LGTM. It would be better to pre-commit the testcase and rebase, so that the diff show only the change due to this patch.

amyk added a subscriber: amyk.Oct 18 2019, 3:31 PM
amyk added inline comments.
llvm/test/CodeGen/PowerPC/float-vector-gather.ll
12

I think C code from which this IR test case was generated from would sound more clear.

nemanjai accepted this revision.Oct 21 2019, 5:19 PM

LGTM. +1 for pre-committing the test case.

llvm/test/CodeGen/PowerPC/float-vector-gather.ll
12

I don't agree - let's not change it to end the sentence on a preposition :). But do add the missing letter and change generate to generated.

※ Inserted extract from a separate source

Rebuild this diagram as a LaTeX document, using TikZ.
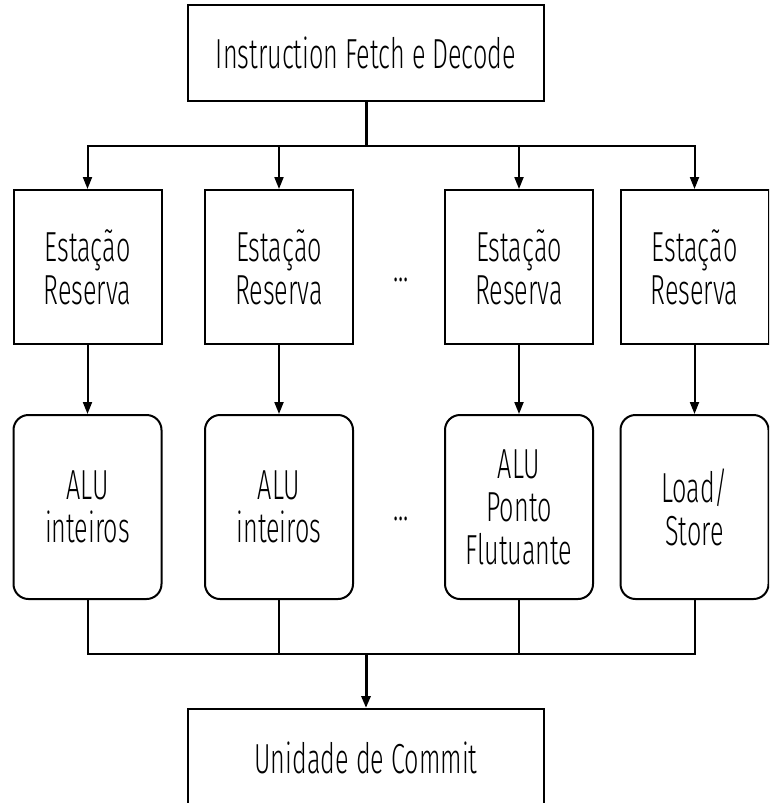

This revision is now accepted and ready to land.Oct 21 2019, 5:19 PM
kamaub updated this revision to Diff 226482.Oct 25 2019, 12:26 PM
  • Minor spelling correction to test case comment
kamaub marked 2 inline comments as done.Oct 25 2019, 12:27 PM

Thank you, comment addressed.

LGTM. It would be better to pre-commit the testcase and rebase, so that the diff show only the change due to this patch.

LGTM. +1 for pre-committing the test case.

Thank you @jsji and @nemanjai I have made a pre-commit testcase and attached it as a parent differential, I will rebase this patch shortly

kamaub marked an inline comment as done.Oct 25 2019, 12:30 PM
kamaub updated this revision to Diff 229620.Nov 15 2019, 12:47 PM
  • Minor spelling change to test case.
kamaub updated this revision to Diff 229897.EditedNov 18 2019, 12:26 PM
-Rebasing this patch to reflect the pre-commiting of the test case to master.
This revision was automatically updated to reflect the committed changes.